Ideally, you mitigate this problem by hiring smart. Recruitment is when you make sure the people who join your team have sufficient motivation. It is especially relevant to a PM role. PMs need to be motivated to do their job - but they also need to be empathetic to the problem their product will be solving. Some product leaders believe empathy to be the key skill of a product manager.

But what if you didn't hire your team? Anything you can do about the lack of motivation? Yes and that is finding better-suited roles for people or letting them go. Being a leader could be tough. Sometimes you need to let people go to the mutual benefit of them and the company. But before doing that you might find a better-suited position for people. A role that could motivate them. I knew some PMs who pivoted to UX, some who went back to development, some other switching to purely business roles in customer success or sales. By design, PMs are working on the intersection of various roles and skillsets. Hence it's only natural they could move around the broad landscape of roles within a business.

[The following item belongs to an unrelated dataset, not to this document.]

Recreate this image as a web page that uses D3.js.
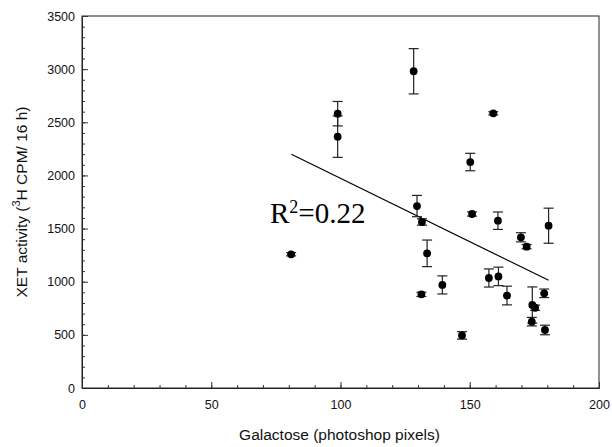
<!DOCTYPE html>
<html>
<head>
<meta charset="utf-8">
<script src="https://cdn.jsdelivr.net/npm/d3@7"></script>
<style>
  body { margin: 0; background: #fff; }
  svg { display: block; }
</style>
</head>
<body>
<div id="chart_area"></div>
<script>
// data
var galactose = [80.9, 98.9, 98.9, 128.3, 129.6, 131.5, 133.5, 131.3, 139.4, 147.0, 150.9, 150.2,
                 159.1, 157.4, 161.1, 160.9, 164.4, 169.8, 172.0, 174.2, 175.3, 174.0, 178.8, 179.1, 180.5];
var xetActivity = [1258, 2581, 2365, 2980, 1712, 1562, 1267, 881, 970, 495, 1637, 2126,
                   2584, 1035, 1050, 1574, 870, 1418, 1330, 781, 755, 624, 891, 546, 1527];
var xetError = [15, 115, 195, 213, 100, 30, 125, 20, 85, 35, 20, 82,
                15, 85, 87, 82, 88, 43, 20, 170, 25, 40, 40, 45, 165];
var fitX = [81, 180.5];
var fitY = [2200, 1013];
var xTicks = [0, 50, 100, 150, 200];
var yTicks = [0, 500, 1000, 1500, 2000, 2500, 3000, 3500];
var xMinor = d3.range(0, 201, 10);
var yMinor = d3.range(0, 3501, 100);

var W = 612, H = 447;
var margin = {left: 82, top: 16, right: 13, bottom: 59};
var w = W - margin.left - margin.right;
var h = H - margin.top - margin.bottom;

var svg = d3.select("#chart_area")
    .append("svg")
    .attr("width", W)
    .attr("height", H);

var g = svg.append("g")
    .attr("transform", "translate(" + margin.left + "," + margin.top + ")");

var x = d3.scaleLinear().domain([0, 200]).range([0, w]);
var y = d3.scaleLinear().domain([0, 3500]).range([h, 0]);

// frame
g.append("rect")
    .attr("width", w)
    .attr("height", h)
    .attr("fill", "none")
    .attr("stroke", "#222")
    .attr("stroke-width", 1);

// minor ticks
g.append("g")
    .call(d3.axisLeft(y).tickValues(yMinor).tickSizeInner(-3).tickSizeOuter(0).tickFormat(""));
g.append("g")
    .attr("transform", "translate(0," + h + ")")
    .call(d3.axisBottom(x).tickValues(xMinor).tickSizeInner(-3).tickSizeOuter(0).tickFormat(""));

// major ticks
g.append("g")
    .call(d3.axisLeft(y).tickValues(yTicks).tickFormat(d3.format("d"))
        .tickSizeInner(-6).tickSizeOuter(0).tickPadding(7));
g.append("g")
    .attr("transform", "translate(0," + h + ")")
    .call(d3.axisBottom(x).tickValues(xTicks).tickFormat(d3.format("d"))
        .tickSizeInner(-6).tickSizeOuter(0).tickPadding(12));

g.selectAll(".domain").attr("stroke", "#222");
g.selectAll(".tick line").attr("stroke", "#333");
g.selectAll(".tick text")
    .attr("font-family", "Liberation Sans, Arial, sans-serif")
    .attr("font-size", 12.5)
    .attr("fill", "#111");

// regression line
g.append("line")
    .attr("x1", x(fitX[0]))
    .attr("y1", y(fitY[0]))
    .attr("x2", x(fitX[1]))
    .attr("y2", y(fitY[1]))
    .attr("stroke", "#000")
    .attr("stroke-width", 1.2);

// error bars
var pts = galactose.map(function(d, i) {
    return {gx: d, v: xetActivity[i], e: xetError[i]};
});
var eb = g.selectAll(".err").data(pts).enter().append("g").attr("class", "err");
eb.append("line")
    .attr("x1", function(d) { return x(d.gx); })
    .attr("x2", function(d) { return x(d.gx); })
    .attr("y1", function(d) { return y(d.v + d.e); })
    .attr("y2", function(d) { return y(d.v - d.e); })
    .attr("stroke", "#222")
    .attr("stroke-width", 1.2);
eb.append("line")
    .attr("x1", function(d) { return x(d.gx) - 5; })
    .attr("x2", function(d) { return x(d.gx) + 5; })
    .attr("y1", function(d) { return y(d.v + d.e); })
    .attr("y2", function(d) { return y(d.v + d.e); })
    .attr("stroke", "#222")
    .attr("stroke-width", 1.2);
eb.append("line")
    .attr("x1", function(d) { return x(d.gx) - 5; })
    .attr("x2", function(d) { return x(d.gx) + 5; })
    .attr("y1", function(d) { return y(d.v - d.e); })
    .attr("y2", function(d) { return y(d.v - d.e); })
    .attr("stroke", "#222")
    .attr("stroke-width", 1.2);

// dots
g.selectAll(".dot").data(pts).enter().append("circle")
    .attr("class", "dot")
    .attr("cx", function(d) { return x(d.gx); })
    .attr("cy", function(d) { return y(d.v); })
    .attr("r", 3.9)
    .attr("fill", "#000");

// R squared
var r2 = svg.append("text")
    .attr("x", 270)
    .attr("y", 223)
    .attr("font-family", "Liberation Serif, Times New Roman, serif")
    .attr("font-size", 29)
    .attr("fill", "#000");
r2.append("tspan").text("R");
r2.append("tspan").attr("dy", -10).attr("font-size", 18).text("2");
r2.append("tspan").attr("dy", 10).text("=0.22");

// axis titles
svg.append("text")
    .attr("x", margin.left + w / 2 - 1)
    .attr("y", 440)
    .attr("text-anchor", "middle")
    .attr("font-family", "Liberation Sans, Arial, sans-serif")
    .attr("font-size", 15.5)
    .attr("fill", "#111")
    .text("Galactose (photoshop pixels)");

var yt = svg.append("text")
    .attr("transform", "translate(27," + (margin.top + h / 2) + ") rotate(-90)")
    .attr("text-anchor", "middle")
    .attr("font-family", "Liberation Sans, Arial, sans-serif")
    .attr("font-size", 15.5)
    .attr("fill", "#111");
yt.append("tspan").text("XET activity (");
yt.append("tspan").attr("dy", -7).attr("font-size", 11).text("3");
yt.append("tspan").attr("dy", 7).text("H CPM/ 16 h)");
</script>
</body>
</html>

When the move is not possible or it hasn't worked out - you'd have to consider letting people go. It's never a pleasant thing to make someone redundant but often the person in question ends up better as the result.

In sum

There is a clear distinction between individual contributor and leadership roles in Product Management. If you've found yourself in a leadership product role - your job is to improve your team. Some of the team members might lack training or motivation to achieve success in their role. When that's the case, as a leader, you need to provide sufficient training to your team first. If motivation is the issue - you might need to consider a role change for the person in question. Successful product teams have both: inner motivation and sufficient training to excel in their job!